Private markets are still the pressure valve
The IPO revival doesn't mean private markets have lost their appeal. Venture-backed companies can still access substantial late-stage capital without the disclosure requirements and quarterly scrutiny of public life. But the calculus is shifting. Private valuations have compressed meaningfully from their 2021 peaks, narrowing the gap with public market multiples. For founders and early investors seeking liquidity, the public markets are no longer the inferior option they seemed two years ago.
Goldman notes that the pipeline of companies confidentially filing for IPOs is the healthiest since 2021, spanning fintech, enterprise software, healthcare, and consumer brands. The question is whether market conditions—particularly interest rates and geopolitical uncertainty—will cooperate long enough for these filings to convert into actual offerings.
Our take
The absence of euphoria is itself the bullish signal.

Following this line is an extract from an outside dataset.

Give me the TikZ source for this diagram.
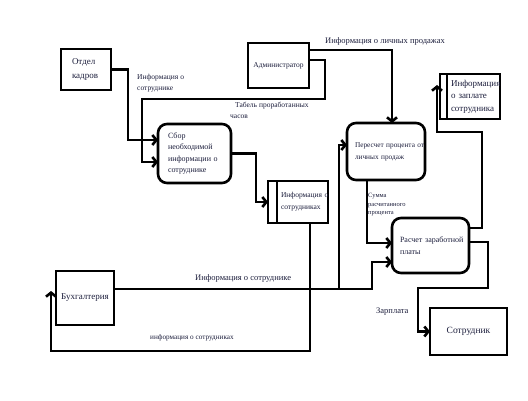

IPO markets function best when they serve their original purpose: connecting companies that need growth capital with investors seeking equity exposure, at prices that reflect reasonable expectations rather than lottery-ticket fantasies. Goldman's analysis suggests we're closer to that equilibrium than we've been in years. The dot-com comparison is inevitable but misleading—that era ended in tears precisely because it was euphoric. A sustainable IPO market should feel slightly boring. By that measure, Wall Street might finally be getting it right.